We cannot promise anything on behalf of Sun. To be able to pass the code up to Sun, we also cannot promise anything that Sun hasn't promised already. So for instance, Sun quite likely could want to do - say closed source backup modules - just to take an example from history. Then they couldn't accept our code. Our current thinking is, we want to keep that door open, so we can't start making any additional promises and "hope" that Sun (or Oracle) will accept anything Monty has promised someone.

For the additions Monty have done to the SCA - and we could do that for #2 - they are binding promises for Monty Program, but otoh the contributor agreement doesn't require us to pass on any such requirements to a 3rd party that we can license the code to under any kinds of terms.
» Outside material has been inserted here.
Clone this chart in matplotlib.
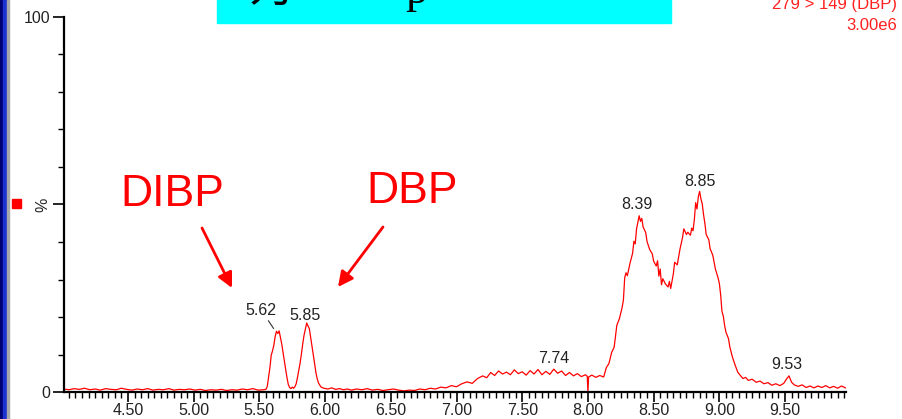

So yes, we could give such a promise for Monty Program, but then that can be circumvented by us licensing the code to a 3rd party (such as Sun/MySQL) that can do all the things we promised not to do.

So in summary, we could promise #2 for us, but we can't promise that will be true for all downstream places the code will find its way. (sorry, it's midnight, I'm not sure if I made it any clearer...)

Robert Hodges said...

Your explanation was very helpful. Tungsten does not have the same issue as there is no relationship with another code base. The additional contributor promises are a very interesting issue that I look forward to working on together.